— YOUR TASK —
Output the data exactly, with every line intact.

— DATASET CONTENT —
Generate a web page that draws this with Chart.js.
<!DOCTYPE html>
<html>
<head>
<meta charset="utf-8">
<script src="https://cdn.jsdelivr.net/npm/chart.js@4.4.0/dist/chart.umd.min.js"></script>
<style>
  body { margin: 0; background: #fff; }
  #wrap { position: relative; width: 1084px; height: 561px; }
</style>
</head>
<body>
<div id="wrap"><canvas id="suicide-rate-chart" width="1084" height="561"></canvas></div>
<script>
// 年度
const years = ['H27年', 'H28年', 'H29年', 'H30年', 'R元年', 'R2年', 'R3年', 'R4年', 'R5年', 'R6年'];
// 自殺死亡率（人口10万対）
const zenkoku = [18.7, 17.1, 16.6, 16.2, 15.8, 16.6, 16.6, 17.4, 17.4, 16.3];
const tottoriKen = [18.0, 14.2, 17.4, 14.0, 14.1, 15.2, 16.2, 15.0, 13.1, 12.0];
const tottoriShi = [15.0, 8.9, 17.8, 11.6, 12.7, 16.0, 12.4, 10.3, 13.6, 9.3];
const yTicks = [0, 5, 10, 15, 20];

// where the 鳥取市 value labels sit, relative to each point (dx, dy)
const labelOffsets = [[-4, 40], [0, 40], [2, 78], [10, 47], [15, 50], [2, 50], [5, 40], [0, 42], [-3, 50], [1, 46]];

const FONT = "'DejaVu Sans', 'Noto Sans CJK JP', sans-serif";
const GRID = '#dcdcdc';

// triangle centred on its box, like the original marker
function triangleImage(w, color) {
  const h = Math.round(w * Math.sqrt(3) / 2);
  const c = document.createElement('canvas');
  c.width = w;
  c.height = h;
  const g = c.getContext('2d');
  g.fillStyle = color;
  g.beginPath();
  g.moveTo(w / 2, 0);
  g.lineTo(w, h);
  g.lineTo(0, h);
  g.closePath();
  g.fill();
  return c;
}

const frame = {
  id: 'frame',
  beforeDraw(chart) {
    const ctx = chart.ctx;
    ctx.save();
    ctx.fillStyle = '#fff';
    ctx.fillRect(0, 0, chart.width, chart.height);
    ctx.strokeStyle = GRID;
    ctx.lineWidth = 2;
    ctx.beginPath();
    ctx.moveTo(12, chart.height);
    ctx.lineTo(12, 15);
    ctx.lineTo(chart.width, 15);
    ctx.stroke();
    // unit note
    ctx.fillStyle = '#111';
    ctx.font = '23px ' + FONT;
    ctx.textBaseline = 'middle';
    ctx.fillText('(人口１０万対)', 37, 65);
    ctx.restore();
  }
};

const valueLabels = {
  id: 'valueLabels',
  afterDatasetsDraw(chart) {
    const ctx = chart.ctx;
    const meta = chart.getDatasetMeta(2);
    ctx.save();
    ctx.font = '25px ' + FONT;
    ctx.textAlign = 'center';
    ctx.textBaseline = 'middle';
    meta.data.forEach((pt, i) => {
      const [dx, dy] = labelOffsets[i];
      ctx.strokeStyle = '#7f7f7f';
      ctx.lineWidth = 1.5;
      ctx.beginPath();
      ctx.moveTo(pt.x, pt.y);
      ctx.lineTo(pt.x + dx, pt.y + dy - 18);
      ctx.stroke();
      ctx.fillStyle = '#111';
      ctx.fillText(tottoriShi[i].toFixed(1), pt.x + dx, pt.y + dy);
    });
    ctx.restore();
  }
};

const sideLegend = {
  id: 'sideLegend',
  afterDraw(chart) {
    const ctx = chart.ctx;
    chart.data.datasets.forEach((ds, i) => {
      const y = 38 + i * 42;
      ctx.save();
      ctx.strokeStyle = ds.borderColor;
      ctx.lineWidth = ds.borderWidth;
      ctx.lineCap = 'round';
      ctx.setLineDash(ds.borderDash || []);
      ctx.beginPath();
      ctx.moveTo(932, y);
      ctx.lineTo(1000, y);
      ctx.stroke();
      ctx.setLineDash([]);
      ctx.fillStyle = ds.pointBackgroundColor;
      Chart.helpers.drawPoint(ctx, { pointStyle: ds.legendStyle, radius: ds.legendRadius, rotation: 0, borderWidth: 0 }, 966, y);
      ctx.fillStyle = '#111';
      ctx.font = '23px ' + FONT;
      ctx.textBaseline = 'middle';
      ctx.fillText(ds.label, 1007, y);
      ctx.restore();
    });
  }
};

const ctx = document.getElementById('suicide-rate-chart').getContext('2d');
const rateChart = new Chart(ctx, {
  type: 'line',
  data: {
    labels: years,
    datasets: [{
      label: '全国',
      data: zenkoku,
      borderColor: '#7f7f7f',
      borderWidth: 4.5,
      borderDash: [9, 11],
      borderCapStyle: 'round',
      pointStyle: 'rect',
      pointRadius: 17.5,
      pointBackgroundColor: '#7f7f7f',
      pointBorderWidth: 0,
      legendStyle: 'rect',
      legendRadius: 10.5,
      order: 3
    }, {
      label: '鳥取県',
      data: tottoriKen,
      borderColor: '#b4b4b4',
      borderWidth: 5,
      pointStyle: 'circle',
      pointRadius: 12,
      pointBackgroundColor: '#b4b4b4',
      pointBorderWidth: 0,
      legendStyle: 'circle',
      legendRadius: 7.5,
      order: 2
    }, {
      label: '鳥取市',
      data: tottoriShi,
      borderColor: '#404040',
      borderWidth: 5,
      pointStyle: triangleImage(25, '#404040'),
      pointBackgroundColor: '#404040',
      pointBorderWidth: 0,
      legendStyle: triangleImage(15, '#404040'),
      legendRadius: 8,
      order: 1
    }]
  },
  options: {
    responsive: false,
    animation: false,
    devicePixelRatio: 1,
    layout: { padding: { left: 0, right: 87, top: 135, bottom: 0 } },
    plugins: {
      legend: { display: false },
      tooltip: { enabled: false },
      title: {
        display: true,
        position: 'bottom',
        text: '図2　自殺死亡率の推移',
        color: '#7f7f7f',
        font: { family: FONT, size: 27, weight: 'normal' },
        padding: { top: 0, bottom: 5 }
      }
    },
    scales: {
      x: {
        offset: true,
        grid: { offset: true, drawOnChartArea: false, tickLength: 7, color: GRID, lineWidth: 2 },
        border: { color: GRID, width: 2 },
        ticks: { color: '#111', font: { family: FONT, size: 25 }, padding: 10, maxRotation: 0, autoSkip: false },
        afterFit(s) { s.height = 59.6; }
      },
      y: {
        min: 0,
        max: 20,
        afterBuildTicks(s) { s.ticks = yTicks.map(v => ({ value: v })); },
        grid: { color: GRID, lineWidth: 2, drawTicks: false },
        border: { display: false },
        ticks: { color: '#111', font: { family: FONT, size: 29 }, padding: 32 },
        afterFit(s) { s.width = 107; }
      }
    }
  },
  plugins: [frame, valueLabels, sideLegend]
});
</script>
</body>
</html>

— THE REPLY —
Generate a web page that draws this with Chart.js.
<!DOCTYPE html>
<html>
<head>
<meta charset="utf-8">
<script src="https://cdn.jsdelivr.net/npm/chart.js@4.4.0/dist/chart.umd.min.js"></script>
<style>
  body { margin: 0; background: #fff; }
  #wrap { position: relative; width: 1084px; height: 561px; }
</style>
</head>
<body>
<div id="wrap"><canvas id="suicide-rate-chart" width="1084" height="561"></canvas></div>
<script>
// 年度
const years = ['H27年', 'H28年', 'H29年', 'H30年', 'R元年', 'R2年', 'R3年', 'R4年', 'R5年', 'R6年'];
// 自殺死亡率（人口10万対）
const zenkoku = [18.7, 17.1, 16.6, 16.2, 15.8, 16.6, 16.6, 17.4, 17.4, 16.3];
const tottoriKen = [18.0, 14.2, 17.4, 14.0, 14.1, 15.2, 16.2, 15.0, 13.1, 12.0];
const tottoriShi = [15.0, 8.9, 17.8, 11.6, 12.7, 16.0, 12.4, 10.3, 13.6, 9.3];
const yTicks = [0, 5, 10, 15, 20];

// where the 鳥取市 value labels sit, relative to each point (dx, dy)
const labelOffsets = [[-4, 40], [0, 40], [2, 78], [10, 47], [15, 50], [2, 50], [5, 40], [0, 42], [-3, 50], [1, 46]];

const FONT = "'DejaVu Sans', 'Noto Sans CJK JP', sans-serif";
const GRID = '#dcdcdc';

// triangle centred on its box, like the original marker
function triangleImage(w, color) {
  const h = Math.round(w * Math.sqrt(3) / 2);
  const c = document.createElement('canvas');
  c.width = w;
  c.height = h;
  const g = c.getContext('2d');
  g.fillStyle = color;
  g.beginPath();
  g.moveTo(w / 2, 0);
  g.lineTo(w, h);
  g.lineTo(0, h);
  g.closePath();
  g.fill();
  return c;
}

const frame = {
  id: 'frame',
  beforeDraw(chart) {
    const ctx = chart.ctx;
    ctx.save();
    ctx.fillStyle = '#fff';
    ctx.fillRect(0, 0, chart.width, chart.height);
    ctx.strokeStyle = GRID;
    ctx.lineWidth = 2;
    ctx.beginPath();
    ctx.moveTo(12, chart.height);
    ctx.lineTo(12, 15);
    ctx.lineTo(chart.width, 15);
    ctx.stroke();
    // unit note
    ctx.fillStyle = '#111';
    ctx.font = '23px ' + FONT;
    ctx.textBaseline = 'middle';
    ctx.fillText('(人口１０万対)', 37, 65);
    ctx.restore();
  }
};

const valueLabels = {
  id: 'valueLabels',
  afterDatasetsDraw(chart) {
    const ctx = chart.ctx;
    const meta = chart.getDatasetMeta(2);
    ctx.save();
    ctx.font = '25px ' + FONT;
    ctx.textAlign = 'center';
    ctx.textBaseline = 'middle';
    meta.data.forEach((pt, i) => {
      const [dx, dy] = labelOffsets[i];
      ctx.strokeStyle = '#7f7f7f';
      ctx.lineWidth = 1.5;
      ctx.beginPath();
      ctx.moveTo(pt.x, pt.y);
      ctx.lineTo(pt.x + dx, pt.y + dy - 18);
      ctx.stroke();
      ctx.fillStyle = '#111';
      ctx.fillText(tottoriShi[i].toFixed(1), pt.x + dx, pt.y + dy);
    });
    ctx.restore();
  }
};

const sideLegend = {
  id: 'sideLegend',
  afterDraw(chart) {
    const ctx = chart.ctx;
    chart.data.datasets.forEach((ds, i) => {
      const y = 38 + i * 42;
      ctx.save();
      ctx.strokeStyle = ds.borderColor;
      ctx.lineWidth = ds.borderWidth;
      ctx.lineCap = 'round';
      ctx.setLineDash(ds.borderDash || []);
      ctx.beginPath();
      ctx.moveTo(932, y);
      ctx.lineTo(1000, y);
      ctx.stroke();
      ctx.setLineDash([]);
      ctx.fillStyle = ds.pointBackgroundColor;
      Chart.helpers.drawPoint(ctx, { pointStyle: ds.legendStyle, radius: ds.legendRadius, rotation: 0, borderWidth: 0 }, 966, y);
      ctx.fillStyle = '#111';
      ctx.font = '23px ' + FONT;
      ctx.textBaseline = 'middle';
      ctx.fillText(ds.label, 1007, y);
      ctx.restore();
    });
  }
};

const ctx = document.getElementById('suicide-rate-chart').getContext('2d');
const rateChart = new Chart(ctx, {
  type: 'line',
  data: {
    labels: years,
    datasets: [{
      label: '全国',
      data: zenkoku,
      borderColor: '#7f7f7f',
      borderWidth: 4.5,
      borderDash: [9, 11],
      borderCapStyle: 'round',
      pointStyle: 'rect',
      pointRadius: 17.5,
      pointBackgroundColor: '#7f7f7f',
      pointBorderWidth: 0,
      legendStyle: 'rect',
      legendRadius: 10.5,
      order: 3
    }, {
      label: '鳥取県',
      data: tottoriKen,
      borderColor: '#b4b4b4',
      borderWidth: 5,
      pointStyle: 'circle',
      pointRadius: 12,
      pointBackgroundColor: '#b4b4b4',
      pointBorderWidth: 0,
      legendStyle: 'circle',
      legendRadius: 7.5,
      order: 2
    }, {
      label: '鳥取市',
      data: tottoriShi,
      borderColor: '#404040',
      borderWidth: 5,
      pointStyle: triangleImage(25, '#404040'),
      pointBackgroundColor: '#404040',
      pointBorderWidth: 0,
      legendStyle: triangleImage(15, '#404040'),
      legendRadius: 8,
      order: 1
    }]
  },
  options: {
    responsive: false,
    animation: false,
    devicePixelRatio: 1,
    layout: { padding: { left: 0, right: 87, top: 135, bottom: 0 } },
    plugins: {
      legend: { display: false },
      tooltip: { enabled: false },
      title: {
        display: true,
        position: 'bottom',
        text: '図2　自殺死亡率の推移',
        color: '#7f7f7f',
        font: { family: FONT, size: 27, weight: 'normal' },
        padding: { top: 0, bottom: 5 }
      }
    },
    scales: {
      x: {
        offset: true,
        grid: { offset: true, drawOnChartArea: false, tickLength: 7, color: GRID, lineWidth: 2 },
        border: { color: GRID, width: 2 },
        ticks: { color: '#111', font: { family: FONT, size: 25 }, padding: 10, maxRotation: 0, autoSkip: false },
        afterFit(s) { s.height = 59.6; }
      },
      y: {
        min: 0,
        max: 20,
        afterBuildTicks(s) { s.ticks = yTicks.map(v => ({ value: v })); },
        grid: { color: GRID, lineWidth: 2, drawTicks: false },
        border: { display: false },
        ticks: { color: '#111', font: { family: FONT, size: 29 }, padding: 32 },
        afterFit(s) { s.width = 107; }
      }
    }
  },
  plugins: [frame, valueLabels, sideLegend]
});
</script>
</body>
</html>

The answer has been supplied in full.